Tomberlin
At Weddings
Saddle Creek Records
VÖ: 10.08.2018
Mit At Weddings veröffentlicht Sarah Beth Tomberlin, genannt kurz nur Tomberlin, ein beeindruckend reifes und künstlerisches Debütalbum. Die zehn Songs auf dem Album sind trotz ihrer fragilen Note mit Hingabe und Bestimmtheit versehen. Dabei wirkt das Album zwar melancholisch, jedoch hell und nicht düster und klingt eher ehrfürchtig und anmutend. Musikalisch angesiedelt zwischen Julien Baker, Tiny Vipers und Elliott Smith widmet sich Tomberlin, entgegen der Vergleiche zu Vipers und Smith, eher dem Leben, der Suche nach den richtigen Lebensfragen und letztendlich dem richtigen Platz in unserer Gesellschaft.
Die 23-jährige Tomberlin, die mit 19 ihren ersten Song schrieb, reflektiert ihr bisheriges, junges Leben und hinterfragt prägende Dinge der Kindheit wie Erziehung und Glauben. Spärlich instrumentalisiert, nur mit Gitarre, Gesang und einigen Loopeffekten arbeitend, schweben die meisten Songs und umhüllen deine Lauscher in einen klangvollen Zaubernebel. At Weddings entschleunigt total und wenn ich das Wort “Wedding” aus dem Titel herausnehme, sehe ich förmlich Tomberlin auf einer Hochzeit, ihre Songs im Kopf, die hektische Gesellschaft in allen Facetten um sie herum. Hier wird gefeiert, da gelacht, da steht der Pastor, da der verbitterte alte Onkel, da der Cousin, der nicht spricht und da die aufdringlichen Nachbarn – hier ist man verliebt und da vielleicht wieder schroff zueinander. Lebensbeobachtungen. Wenn Musik sowas auslöst, Phantasien entwickelt, dann wirkt und bewirkt diese auch was.

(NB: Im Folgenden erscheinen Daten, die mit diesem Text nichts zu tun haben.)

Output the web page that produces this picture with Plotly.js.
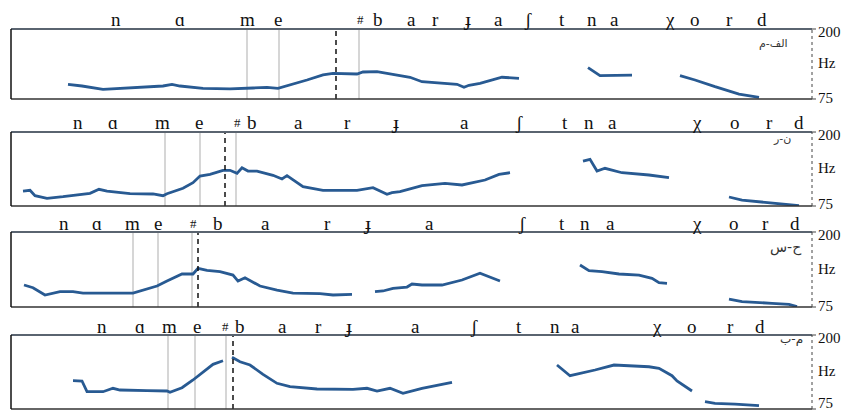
<!DOCTYPE html>
<html><head><meta charset="utf-8">
<script src="https://cdn.plot.ly/plotly-3.0.1.min.js"></script>
<style>body{margin:0;background:#fff}#chart{width:844px;height:410px}</style>
</head><body><div id="chart"></div>
<script>
// Phone labels (same utterance for all four speakers)
const phones = ["n","ɑ","m","e","#","b","a","r","ɟ","a","ʃ","t","n","a","χ","o","r","d"];
const speakers = ["الف-م","ن-ر","ح-س","م-ب"];

// Panel 1 (الف-م)
const p1Time = [68,82,103,133,163,172,180,203,230,253,267,278,290,307,323,333,357,363,377,393,410,422,439,457,464,469,480,502,519,null,588,600,632,null,680,695,715,739,759];
const p1F0   = [101.2,98.2,92.3,95.9,98.2,101.2,98.2,94.1,92.9,94.6,95.9,94.1,100,108.9,117.9,120.9,119.6,123.2,123.8,119.6,113.8,105.9,103,101.2,95.9,99.5,103,113.8,112,null,130.9,116.6,117.5,null,116.6,108.9,97,83.9,78];
const p1PhonePos = [116,180,247,278,360,378,411,435,467,498,528,562,592,614,670,695,729,762];
const p1Bounds = [247,279,359];
const p1Focus = [336];

// Panel 2 (ن-ر)
const p2Time = [23,30,35,47,63,90,99,107,130,153,163,167,183,193,200,210,223,230,237,242,248,257,273,282,287,303,323,357,373,380,387,392,400,422,445,462,485,499,510,null,583,590,597,605,622,649,669,null,729,742,765,782,799];
const p2F0   = [100.3,101.5,92.4,88,90.7,96.5,103.2,100.3,95.8,95.3,92.4,95.8,104.9,114.4,125.7,128.5,135.3,135.3,130.2,139.7,134.1,134.1,126.9,120.6,126.2,107.6,101.5,101.5,105.9,100.3,94.8,97.5,99.2,109.3,113.3,110.5,118.9,128.5,131.2,null,151,153.9,134.1,138.7,131.2,127.4,122.8,null,90.2,85.1,81.2,78.9,75.5];
const p2PhonePos = [78,113,162,199,237,252,298,347,395,464,519,565,589,612,697,735,769,799];
const p2Bounds = [165,200,236];
const p2Focus = [225];

// Panel 3 (ح-س)
const p3Time = [24,33,45,60,73,83,133,140,157,167,182,193,198,207,220,233,238,245,260,277,293,320,333,352,null,375,383,393,407,412,422,442,462,480,500,null,580,589,602,619,639,652,659,667,null,729,742,772,789,797];
const p3F0   = [111.7,107.2,95,100.5,100.5,98.3,98.3,101.7,110,118.3,130,130,139.5,136.2,133.8,128.3,118.3,123.8,110,103.3,98.3,97.2,95,96.2,null,100.5,101.7,106.2,108.3,113.3,111.7,111.7,120,131.2,118.3,null,145,135.5,133.8,130,128.3,122.8,115.5,114.5,null,88.3,83.8,81.2,79.5,75.5];
const p3PhonePos = [64,97,132,158,193,218,265,327,367,429,522,562,585,610,697,734,765,795];
const p3Bounds = [133,158,192];
const p3Focus = [198];

// Panel 4 (م-ب)
const p4Time = [73,82,87,103,113,120,147,167,170,182,193,203,213,223,null,232,240,250,263,277,290,317,333,353,367,377,390,403,422,439,452,null,557,570,595,614,649,659,672,677,692,null,705,715,735,759];
const p4F0   = [122.8,122.3,104.2,104.2,110,107.1,105.9,105.4,103.2,111,124,138,150.5,156.6,null,162.3,154.9,149.3,133.6,118.4,112.7,108.8,108.8,108.3,110,105.4,110,101.5,110,115.5,120.1,null,149.3,131.2,140.9,149.3,146.4,143.7,131.2,122.3,105.4,null,87.3,84.6,83.4,80.6];
const p4PhonePos = [102,140,169,197,225,240,282,318,348,415,474,519,555,575,657,692,730,760];
const p4Bounds = [168,195,226];
const p4Focus = [233];

const panels = [
  {t:p1Time,f:p1F0,pos:p1PhonePos,b:p1Bounds,foc:p1Focus,dom:[0.8158,1],shift:10,lo:1},
  {t:p2Time,f:p2F0,pos:p2PhonePos,b:p2Bounds,foc:p2Focus,dom:[0.5342,0.7289],shift:10,lo:2},
  {t:p3Time,f:p3F0,pos:p3PhonePos,b:p3Bounds,foc:p3Focus,dom:[0.2684,0.4658],shift:8,lo:1},
  {t:p4Time,f:p4F0,pos:p4PhonePos,b:p4Bounds,foc:p4Focus,dom:[0,0.1947],shift:9,lo:6}
];
const speakerPos = [[790,14,11],[793,6,11],[804,16,14],[805,4,12]];

const traces = [], shapes = [], annotations = [];
const layout = {
  width:844, height:410, margin:{l:11,r:32,t:29,b:1},
  paper_bgcolor:'#fff', plot_bgcolor:'rgba(0,0,0,0)', showlegend:false,
  shapes:shapes, annotations:annotations
};
const serif = 'Liberation Serif, DejaVu Serif, serif';
panels.forEach((p,i)=>{
  const n = i+1, sx = n===1?'':String(n);
  const xa = 'x'+sx, ya = 'y'+sx, yd = 'y'+sx+' domain';
  layout['xaxis'+sx] = {domain:[0,1], range:[11,812], anchor:ya, visible:false, fixedrange:true};
  layout['yaxis'+sx] = {domain:p.dom, range:[75,200], anchor:xa, visible:false, fixedrange:true};
  traces.push({type:'scatter', mode:'lines', x:p.t, y:p.f, xaxis:xa, yaxis:ya,
    connectgaps:false, line:{color:'#285a92', width:2.8}, hoverinfo:'skip'});
  p.b.forEach(v=>shapes.push({type:'line', xref:xa, yref:yd, x0:v, x1:v, y0:0, y1:1, line:{color:'#c8c8c8', width:1.5}, layer:'below'}));
  p.foc.forEach(v=>shapes.push({type:'line', xref:xa, yref:yd, x0:v, x1:v, y0:0, y1:1, line:{color:'#111', width:1.5, dash:'5px,4px'}}));
  // frame
  shapes.push({type:'line', xref:'paper', yref:yd, x0:0, x1:1, y0:1, y1:1, line:{color:'#5a6470', width:2}});
  shapes.push({type:'line', xref:'paper', yref:yd, x0:0, x1:1, y0:0, y1:0, line:{color:'#333', width:1.5}});
  shapes.push({type:'line', xref:'paper', yref:yd, x0:0, x1:0, y0:0, y1:1, line:{color:'#111', width:1.5}});
  shapes.push({type:'line', xref:'paper', yref:yd, x0:1, x1:1, y0:0, y1:1, line:{color:'#444', width:1, dash:'dot'}});
  shapes.push({type:'line', xref:'paper', yref:yd, x0:1, x1:1.005, y0:1, y1:1, line:{color:'#444', width:1}});
  shapes.push({type:'line', xref:'paper', yref:yd, x0:1, x1:1.005, y0:0, y1:0, line:{color:'#444', width:1}});
  phones.forEach((ph,k)=>annotations.push({text:ph, xref:xa, yref:yd, x:p.pos[k], y:1, yanchor:'middle', xanchor:'center',
    yshift:p.shift, showarrow:false, font:{family:serif, size:ph==='#'?13:19, color:'#111'}}));
  [['200',1,-3],['Hz',0.5,1],['75',0,p.lo]].forEach(l=>annotations.push({text:l[0], xref:'paper', yref:yd, x:1, y:l[1], xanchor:'left', xshift:4,
    yanchor:'middle', yshift:l[2], showarrow:false, font:{family:serif, size:15, color:'#111'}}));
  annotations.push({text:speakers[i], xref:'x'+sx, yref:yd, x:speakerPos[i][0], y:1, yshift:-speakerPos[i][1], xanchor:'right', yanchor:'middle',
    showarrow:false, font:{family:'DejaVu Sans, Noto Sans, sans-serif', size:speakerPos[i][2], color:'#333'}});
});
Plotly.newPlot('chart', traces, layout, {staticPlot:true});
</script></body></html>
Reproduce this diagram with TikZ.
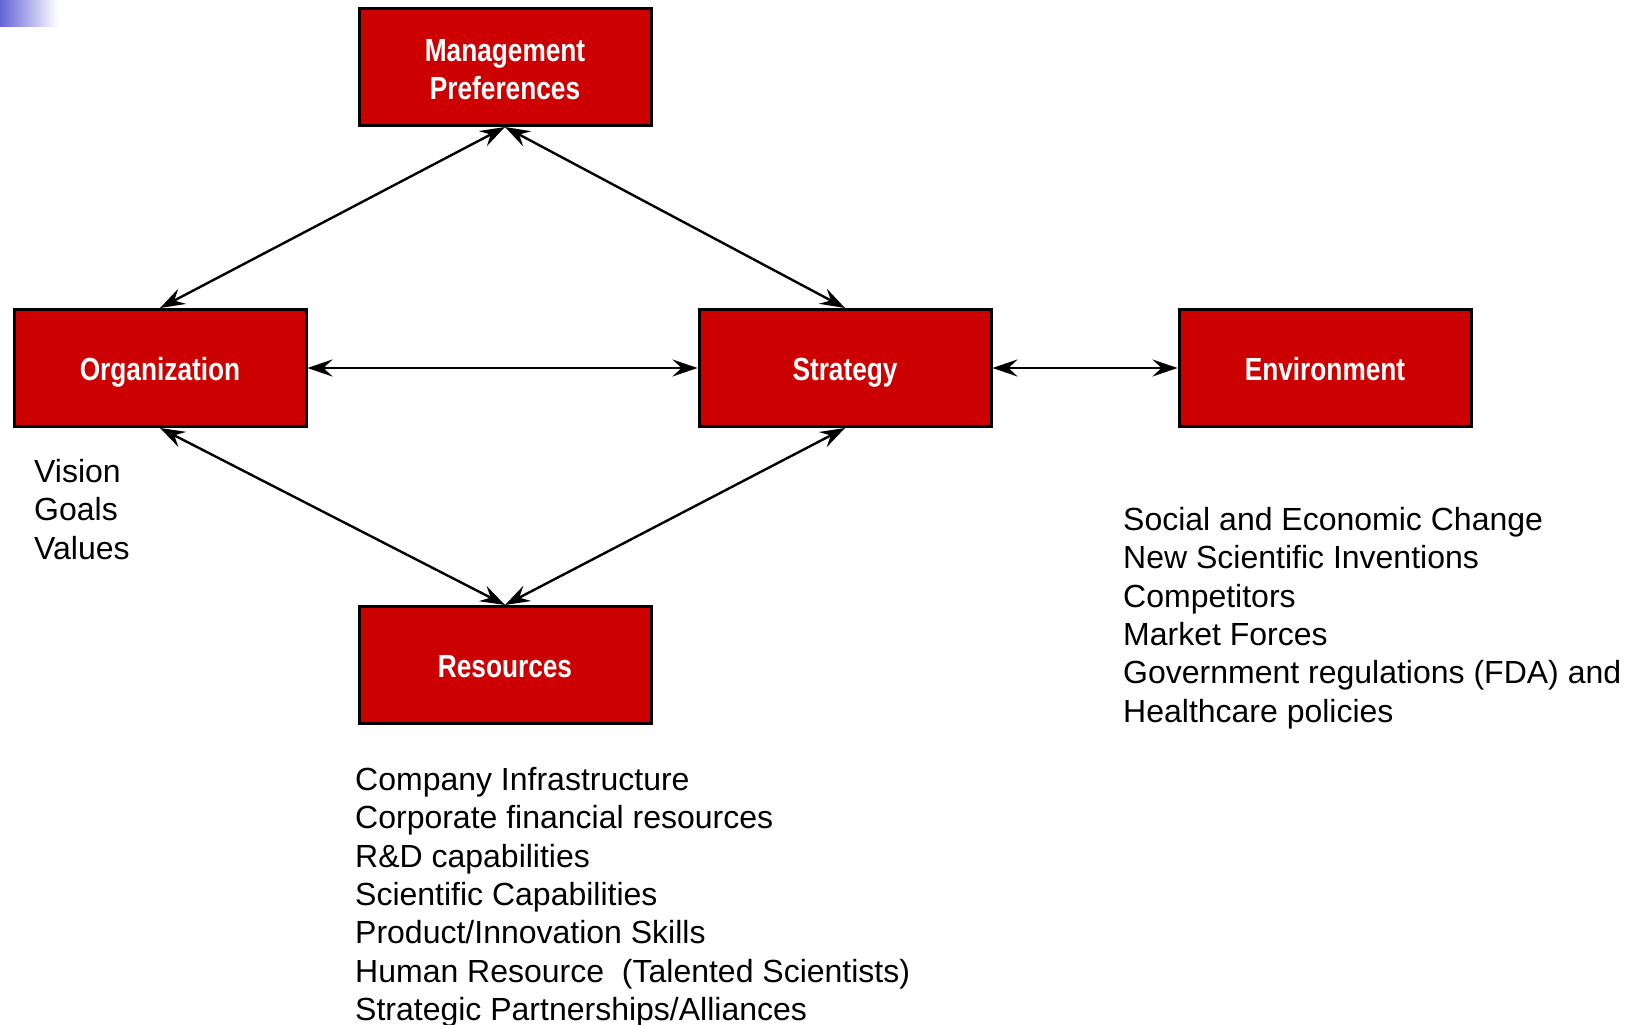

Any Other Way schwingt dich sanft in den minimalistischen Sound von At Weddings ein. Untitled 1 und das grellere Tornado lassen dich danach sofort anfangen zu träumen, versetzen dich in ein, wie ich es gerne nenne, Soundtrackfeeling. Die beiden ersten Videoauskopplungen Self Help und Seventeen sind voller Anmut und Schönheit, trotz ihrer Zerbrechlichkeit. Das Ganze ist nahezu übertragbar auf alle Titel des Debütalbums. Verbirgt das Album doch neben einer positiven Grundfarbe in allen Teilen Einsamkeit, die zum Greifen ist – Isolation in der Gesellschaft und hat zumindest bei mir einen gewissen Wiedererkennungswert. Viele Titel beschreiben Lebensabschnitte der jungen Tomberlin. I’m Not Scared spiegelt die Erfahrungen der nicht vorhandenen Gleichberechtigung zwischen Mann und Frau und ihre persönlichen Erfahrungen als junge Frau wieder. Das erwähnte Seventeen ist eine wunderschöne Liebesgeschichte, welche mich in Teilen lyrisch an die Weakerthans mit ihrem Song Pamphleteer erinnert. Oder A Video Game, in dem sie einfach nur mal ein Held sein will, der den Menschen etwas Positives übermitteln kann.
At Weddings lässt dich träumen, ist melancholisch hell und voller Hymnen. Ein Album voller wundervoller Songs.